Nos Estados Unidos, com o movimento de contracultura se tornando cada vez mais forte,  influências “hippies” e preocupações com o meio ambiente se tornaram pautas recorrentes da juventude e se espalharam por todo o mundo. Nas manifestações de 1968, muitas mulheres já refletiam esses valores.

“Como forma de se opor à indústria da moda vigente, que tentava retornar aos valores femininos de vestuário, muitas mulheres usavam peças de brechó, roupas desbotadas, rasgadas, como forma de manifestação política, sob influência do movimento hippie, punk e de contracultura”, destaca Valéria, explicando que a década de 1970 passaria a refletir mais visivelmente muitas mudanças sociais e reivindicações políticas levantadas pelo público feminino ainda durante a década anterior.

“Os anos 1970 refletiram algo muito mais sólido, definido, ainda que fosse o começo da conquista de direitos das mulheres. Foi apenas nessa época que a mulher passou, por exemplo, a poder se divorciar e que a Suprema Corte dos Estados Unidos reconheceu o direito ao aborto ou a interrupção da gravidez em casos específicos. São dois episódios que refletem as mudanças sociais que passaram a evoluir, ainda que lentamente”, analisa Vanessa.

Valéria aponta, no entanto, que ainda há muito a ser conquistado, especialmente quando pensamos na indústria da moda. “Eu acho que é necessário olharmos para trás e reconhecermos como a luta dessas mulheres possibilitou diversos direitos e conquistas que nós temos hoje. Ainda assim, tratando-se do mundo da moda, ainda há muito a evoluir. Ela ainda não é diversa, embora tente refletir isso em campanhas de marketing. É eurocêntrica e patriarcal, e quando lida com a diversidade, como no caso dos povos indígenas, define outras culturas como algo ‘exótico’”, diz.
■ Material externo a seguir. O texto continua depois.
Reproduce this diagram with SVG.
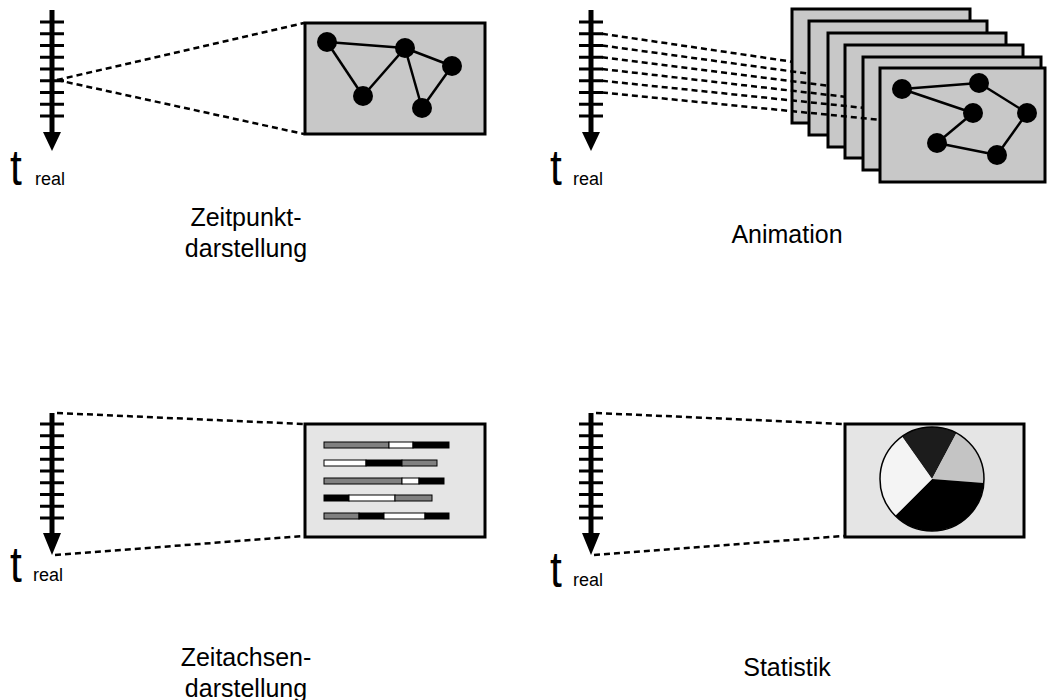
<svg xmlns="http://www.w3.org/2000/svg" width="1048" height="700" viewBox="0 0 1048 700">
<defs>
<style>
.axis{stroke:#000;stroke-width:5;fill:none}
.tick{stroke:#000;stroke-width:3}
.head{fill:#000}
.dash{stroke:#000;stroke-width:2.5;stroke-dasharray:6 4;fill:none}
.frame{fill:#c8c8c8;stroke:#000;stroke-width:3}
.frame2{fill:#e5e5e5;stroke:#000;stroke-width:3}
.edge{stroke:#000;stroke-width:2.5}
.node{fill:#000}
.seg{stroke:#000;stroke-width:1}
.g{fill:#808080}.w{fill:#fff}.b{fill:#000}
.t{font-family:"Liberation Sans",Arial,sans-serif;font-size:50px;fill:#000}
.sub{font-family:"Liberation Sans",Arial,sans-serif;font-size:18px;fill:#000}
.lbl{font-family:"Liberation Sans",Arial,sans-serif;font-size:25px;fill:#000;text-anchor:middle}
</style>
<g id="ticks">
<path class="tick" d="M-12 0H12M-12 11.75H12M-12 23.5H12M-12 35.25H12M-12 47H12M-12 58.75H12M-12 70.5H12M-12 82.25H12M-12 94H12"/>
</g>
</defs>

<!-- Panel 1: Zeitpunktdarstellung -->
<g id="axis1">
<line class="axis" x1="52" y1="10" x2="52" y2="134"/>
<use href="#ticks" x="52" y="22"/>
<polygon class="head" points="43,132 61,132 52,151"/>
<text class="t" transform="translate(10 185) scale(0.85 1)">t</text>
<text class="sub" x="35" y="185">real</text>
</g>
<g id="view1">
<rect class="frame" x="305" y="23" width="180" height="111"/>
<g class="edge">
<line x1="327" y1="42" x2="405" y2="48"/>
<line x1="327" y1="42" x2="363" y2="96"/>
<line x1="363" y1="96" x2="405" y2="48"/>
<line x1="405" y1="48" x2="452" y2="66"/>
<line x1="405" y1="48" x2="422" y2="108"/>
<line x1="422" y1="108" x2="452" y2="66"/>
</g>
<g class="node">
<circle cx="327" cy="42" r="10"/>
<circle cx="405" cy="48" r="10"/>
<circle cx="452" cy="66" r="10"/>
<circle cx="363" cy="96" r="10"/>
<circle cx="422" cy="108" r="10"/>
</g>
</g>
<text id="label1" class="lbl"><tspan x="246" y="226">Zeitpunkt-</tspan><tspan x="246" y="257">darstellung</tspan></text>

<!-- Panel 2: Animation -->
<g id="axis2">
<line class="axis" x1="591" y1="10" x2="591" y2="134"/>
<use href="#ticks" x="591" y="22"/>
<polygon class="head" points="582,132 600,132 591,151"/>
<text class="t" transform="translate(550 185) scale(0.85 1)">t</text>
<text class="sub" x="573" y="185">real</text>
</g>
<g id="view2">
<line class="dash" x1="602" y1="33.75" x2="794" y2="62"/>
<rect class="frame" x="792" y="9" width="178" height="114"/>
<line class="dash" x1="602" y1="45.5" x2="811" y2="74"/>
<rect class="frame" x="809" y="21" width="178" height="114"/>
<line class="dash" x1="602" y1="57.25" x2="830" y2="86"/>
<rect class="frame" x="828" y="33" width="178" height="114"/>
<line class="dash" x1="602" y1="69" x2="847" y2="97"/>
<rect class="frame" x="845" y="45" width="178" height="113"/>
<line class="dash" x1="602" y1="80.75" x2="865" y2="108"/>
<rect class="frame" x="863" y="57" width="178" height="113"/>
<line class="dash" x1="602" y1="92.5" x2="882" y2="120"/>
<rect class="frame" x="880" y="68" width="165" height="114"/>
<g class="edge">
<line x1="902" y1="89" x2="979" y2="83"/>
<line x1="902" y1="89" x2="973" y2="113"/>
<line x1="973" y1="113" x2="937" y2="143"/>
<line x1="937" y1="143" x2="997" y2="155"/>
<line x1="997" y1="155" x2="1027" y2="113"/>
<line x1="1027" y1="113" x2="979" y2="83"/>
</g>
<g class="node">
<circle cx="902" cy="89" r="10"/>
<circle cx="979" cy="83" r="10"/>
<circle cx="973" cy="113" r="10"/>
<circle cx="1027" cy="113" r="10"/>
<circle cx="937" cy="143" r="10"/>
<circle cx="997" cy="155" r="10"/>
</g>
</g>
<text id="label2" class="lbl" x="787" y="243">Animation</text>

<!-- Panel 3: Zeitachsendarstellung -->
<g id="axis3">
<line class="axis" x1="52" y1="413" x2="52" y2="537"/>
<use href="#ticks" x="52" y="424"/>
<polygon class="head" points="43,533 61,533 52,555"/>
<text class="t" transform="translate(10 582) scale(0.85 1)">t</text>
<text class="sub" x="33" y="581">real</text>
</g>
<g id="view3">
<rect class="frame2" x="305" y="424" width="180" height="113"/>
<g class="seg">
<rect class="g" x="324" y="442" width="65" height="6"/>
<rect class="w" x="389" y="442" width="24" height="6"/>
<rect class="b" x="413" y="442" width="36" height="6"/>
<rect class="w" x="324" y="460" width="42" height="6"/>
<rect class="b" x="366" y="460" width="36" height="6"/>
<rect class="g" x="402" y="460" width="35" height="6"/>
<rect class="g" x="324" y="478" width="78" height="6"/>
<rect class="w" x="402" y="478" width="17" height="6"/>
<rect class="b" x="419" y="478" width="25" height="6"/>
<rect class="b" x="324" y="495" width="25" height="6"/>
<rect class="w" x="349" y="495" width="46" height="6"/>
<rect class="g" x="395" y="495" width="37" height="6"/>
<rect class="g" x="324" y="513" width="35" height="6"/>
<rect class="b" x="359" y="513" width="25" height="6"/>
<rect class="w" x="384" y="513" width="41" height="6"/>
<rect class="b" x="425" y="513" width="24" height="6"/>
</g>
</g>
<text id="label3" class="lbl"><tspan x="246" y="666">Zeitachsen-</tspan><tspan x="246" y="697">darstellung</tspan></text>

<!-- Panel 4: Statistik -->
<g id="axis4">
<line class="axis" x1="591" y1="413" x2="591" y2="537"/>
<use href="#ticks" x="591" y="424"/>
<polygon class="head" points="582,533 600,533 591,555"/>
<text class="t" transform="translate(550 587) scale(0.85 1)">t</text>
<text class="sub" x="573" y="586">real</text>
</g>
<g id="view4">
<rect class="frame2" x="845" y="424" width="179" height="113"/>
<path fill="#1c1c1c" d="M932 479L902 436.5A52 52 0 0 1 956.5 433.1Z"/>
<path fill="#c4c4c4" d="M932 479L956.5 433.1A52 52 0 0 1 983.8 483.1Z"/>
<path fill="#000" d="M932 479L983.8 483.1A52 52 0 0 1 895.2 515.8Z"/>
<path fill="#f4f4f4" d="M932 479L895.2 515.8A52 52 0 0 1 902 436.5Z"/>
<circle cx="932" cy="479" r="52" fill="none" stroke="#000" stroke-width="1.5"/>
</g>
<text id="label4" class="lbl" x="787" y="676">Statistik</text>

<!-- Connectors -->
<g id="connectors">
<line class="dash" x1="57" y1="80" x2="304" y2="23"/>
<line class="dash" x1="57" y1="80" x2="304" y2="134"/>
<line class="dash" x1="57" y1="413" x2="304" y2="424"/>
<line class="dash" x1="55" y1="555" x2="304" y2="536"/>
<line class="dash" x1="596" y1="413" x2="844" y2="424"/>
<line class="dash" x1="594" y1="555" x2="844" y2="536"/>
</g>
</svg>
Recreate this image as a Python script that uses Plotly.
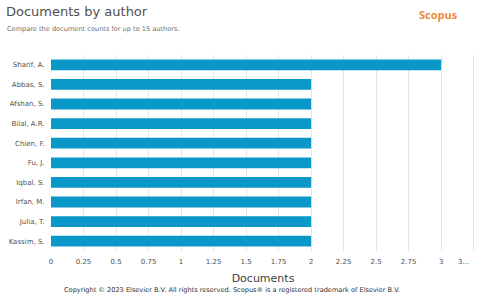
import plotly.graph_objects as go

authors = ["Sharif, A.", "Abbas, S.", "Afshan, S.", "Bilal, A.R.", "Chien, F.",
           "Fu, J.", "Iqbal, S.", "Irfan, M.", "Julia, T.", "Kassim, S."]
documents = [3, 2, 2, 2, 2, 2, 2, 2, 2, 2]
tick_vals = [0, 0.25, 0.5, 0.75, 1, 1.25, 1.5, 1.75, 2, 2.25, 2.5, 2.75, 3, 3.25]
tick_text = ["0", "0.25", "0.5", "0.75", "1", "1.25", "1.5", "1.75", "2", "2.25", "2.5", "2.75", "3", ""]

FONT = "DejaVu Sans"
W, H = 480, 301
l, r, t, b = 51, 5, 55, 50
pw, ph = W - l - r, H - t - b

def px(x):
    return (x - l) / pw

def py(y):
    return (H - b - y) / ph

fig = go.Figure(go.Bar(
    x=documents, y=authors, orientation="h",
    marker=dict(color="#0a98c8", line=dict(width=0)),
    hoverinfo="x+y",
))
fig.update_layout(
    width=W, height=H,
    margin=dict(l=l, r=r, t=t, b=b, autoexpand=False),
    paper_bgcolor="white", plot_bgcolor="white",
    bargap=0.45,
    showlegend=False,
    font=dict(family=FONT, color="#505050"),
    xaxis=dict(range=[0, 3.26], tickvals=tick_vals, ticktext=tick_text,
               showgrid=True, gridcolor="#e6e6e6", gridwidth=1, zeroline=False,
               tickfont=dict(size=7, color="#505050"), ticks="outside", ticklen=4,
               tickcolor="rgba(0,0,0,0)", showline=False,
               automargin=False,
               title=dict(text="Documents", font=dict(size=11, color="#404040"), standoff=8)),
    yaxis=dict(autorange="reversed", showgrid=False, zeroline=False, automargin=False,
               tickfont=dict(size=7, color="#505050"), ticks="outside", ticklen=4,
               tickcolor="rgba(0,0,0,0)", showline=False),
    annotations=[
        dict(text="Documents by author", x=px(4), y=py(12), xref="paper", yref="paper",
             showarrow=False, xanchor="left", yanchor="middle",
             font=dict(size=13, color="#505050")),
        dict(text="Compare the document counts for up to 15 authors.", x=px(5), y=py(29),
             xref="paper", yref="paper",
             showarrow=False, xanchor="left", yanchor="middle",
             font=dict(size=6.6, color="#707070")),
        dict(text="<b>Scopus</b>", x=px(438.5), y=py(14), xref="paper", yref="paper",
             showarrow=False, xanchor="center", yanchor="middle",
             font=dict(size=11, color="#ec8a3e", family="Open Sans")),
        dict(text="3...", x=3.17, y=py(262), xref="x", yref="paper", showarrow=False,
             xanchor="center", yanchor="middle",
             font=dict(size=7, color="#505050")),
        dict(text="Copyright © 2023 Elsevier B.V. All rights reserved. Scopus® is a registered trademark of Elsevier B.V.",
             x=px(232), y=py(290), xref="paper", yref="paper",
             showarrow=False, xanchor="center", yanchor="middle",
             font=dict(size=6.6, color="#303030")),
    ],
)
fig.write_html("out.html", config={"displayModeBar": False},
               post_script="document.body.style.margin='0';")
Para a especialista, atualmente não precisamos mais lutar para usar calças, mas, ainda que a indústria da moda seja para mulheres, e feita em sua maioria por mulheres, os principais cargos de liderança das grandes marcas são ocupados por homens. “A moda realmente abrange mulheres negras, gordas, deficientes, indígenas?”, pergunta. “Pelo que eu, como jornalista da área vejo, essas pautas são abordadas apenas em campanhas específicas, mas não refletem a indústria verdadeiramente.”